Big Polluters and Big Penalties

At a moment when there is all too much talk in Washington about deregulation, a helpful counterpoint has arrived from the Political Economy Research Institute in the form of the latest edition of the Toxic 100, a compilation of the companies responsible for the highest volumes of industrial pollution.

The project, which has been providing this information since 2004, now has rankings on three kinds of pollution: air, water and greenhouse gases. The lists include environmental justice indicators that highlight the disproportionate effect on low-income and minority communities.

The companies on these lists represent some of the biggest threats to the physical well-being of the people of the United States.

The top tier of the air pollution list, which is based on data from the EPA’s Toxics Release Inventory, contains the kind of industrial giants one might expect: DowDuPont, General Electric, Royal Dutch Shell  and Arconic (a spinoff of Alcoa). Yet number one is the less well known Zachry Group, an engineering company that operates dirty manufacturing facilities in North Carolina and Texas. Also in the top ten is Berkshire Hathaway by virtue of its ownership of companies such as Johns Manville, Pacificorp and MidAmerican Energy.

The top tier of the greenhouse gas list, based on other EPA data, is dominated by companies operating lots of fossil fuel power plants: Southern Company, Duke Energy, American Electric Power and NRG Energy.
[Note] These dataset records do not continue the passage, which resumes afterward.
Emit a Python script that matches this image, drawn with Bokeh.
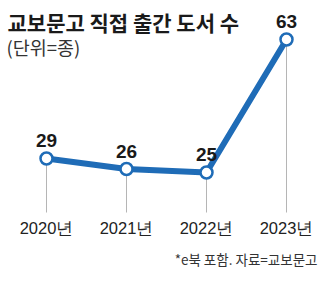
from bokeh.plotting import figure
from bokeh.models import Range1d, Label, ColumnDataSource
from bokeh.core.properties import value
from bokeh.embed import file_html
from bokeh.resources import INLINE

years = ["2020년", "2021년", "2022년", "2023년"]
counts = [29, 26, 25, 63]
count_labels = ["29", "26", "25", "63"]
title_text = "교보문고 직접 출간 도서 수"
unit_text = "(단위=종)"
source_text = "*e북 포함. 자료=교보문고"

W, H = 336, 303
X0, DX = 46, 80          # pixel of first category, spacing
Y29, PPU = 158, 3.5      # pixel of value 29, pixels per unit

def px(xp):
    return (xp - X0) / DX

def py(yp):
    return 29 + (Y29 - yp) / PPU

p = figure(width=W, height=H, output_backend="svg", toolbar_location=None,
           x_range=Range1d(px(0), px(W)), y_range=Range1d(py(H), py(0)),
           min_border=0, outline_line_color=None)
p.xaxis.visible = False
p.yaxis.visible = False
p.grid.visible = False
p.background_fill_color = "white"
p.border_fill_color = "white"

xs = list(range(len(years)))
src = ColumnDataSource(dict(x=xs, y=counts, lab=count_labels, yr=years,
                            ybot=[py(212)] * len(xs), yyr=[py(227)] * len(xs)))

p.segment(x0="x", y0="y", x1="x", y1="ybot", source=src, line_color="#b5b5b5", line_width=1)
p.line(x="x", y="y", source=src, line_color="#1f6cb7", line_width=6, line_join="round")
p.scatter(x="x", y="y", source=src, size=12, fill_color="white", line_color="#1f6cb7", line_width=2.5)

p.text(x="x", y="y", text="lab", source=src, y_offset=-18, text_align="center",
       text_baseline="middle", text_font=value("Liberation Sans"),
       text_font_style="bold", text_font_size="19px", text_color="#1a1a1a")
p.text(x="x", y="yyr", text="yr", source=src, text_align="center",
       text_baseline="middle", text_font=value("Liberation Sans"),
       text_font_size="16.5px", text_color="#222222")

p.add_layout(Label(x=px(7), y=py(21), text=title_text, text_font="Noto Sans CJK KR",
                   text_font_style="bold", text_font_size="21px", text_color="#1a1a1a",
                   text_baseline="middle", text_align="left"))
p.add_layout(Label(x=px(6), y=py(46), text=unit_text, text_font="Noto Sans CJK KR",
                   text_font_size="18.5px", text_color="#333333",
                   text_baseline="middle", text_align="left"))
p.add_layout(Label(x=px(317), y=py(258), text=source_text, text_font="Noto Sans CJK KR",
                   text_font_size="13.5px", text_color="#333333",
                   text_baseline="middle", text_align="right"))

open("out.html", "w").write(file_html(p, INLINE))
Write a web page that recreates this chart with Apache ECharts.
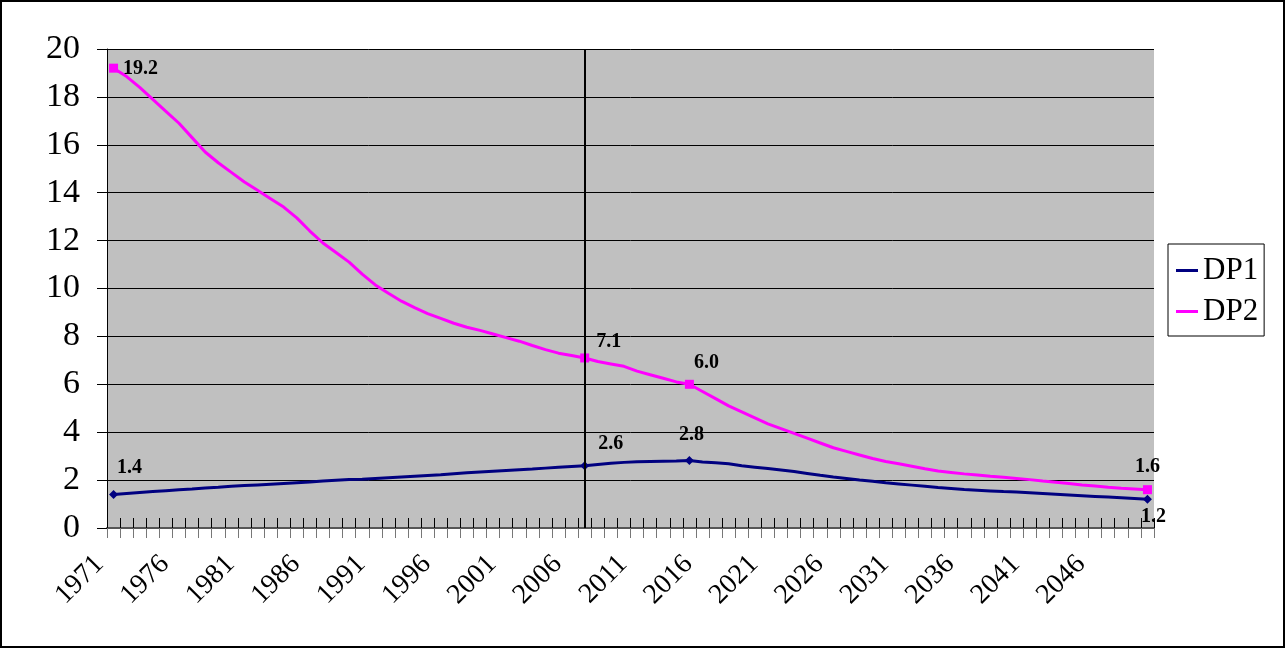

These are the companies Trump is aiding with his attack on the Obama Administration’s Clean Power Plan.

Berkshire Hathaway is the only parent company in the top ten on both the air and greenhouse gas lists; it ranks 21st in water pollution.

I could not resist the temptation to check where the companies that rank high on the Toxic 100 lists show up in Violation Tracker. This is partly because Rich Puchalsky, who serves as the data management specialist for the Toxic 100, has also played an essential role in the construction and expansion of Violation Tracker.

Rich kindly created for me a spreadsheet combining rankings from the two projects. Looking first at the Toxic Air 100, I see there are unsurprising overlaps with the 100 most penalized companies in Violation Tracker—BP, Exxon Mobil, Royal Dutch Shell, Phillips 66, etc. Yet there are some very large air polluters that have faced much smaller penalties, including the Zachry Group cited above and TMS International, a steel industry service company. The EPA should take note.

As for the Greenhouse 100, there are expected overlaps with the Violation Tracker top 100—such as Duke Energy, American Electric Power, FirstEnergy, etc. But there are some discrepancies. Large CO2 emitters such as Energy Future Holdings, Great Plains Energy, and OGE Energy have not received substantial penalties. The EPA might want to check these as well.

Beyond the specifics of individual companies, there is a broader issue here: what is the connection between fines and emissions? Although the releases reported in the Toxic 100 are technically not illegal, those companies are likely to be creating unsanctioned emissions as well. Fines could bring about reductions in both categories. Yet many big polluters treat the penalties as a tolerable cost of doing business and fail to do enough to clean up their facilities. That suggests the need for newer and more effective forms of enforcement. Deregulation is not one of them.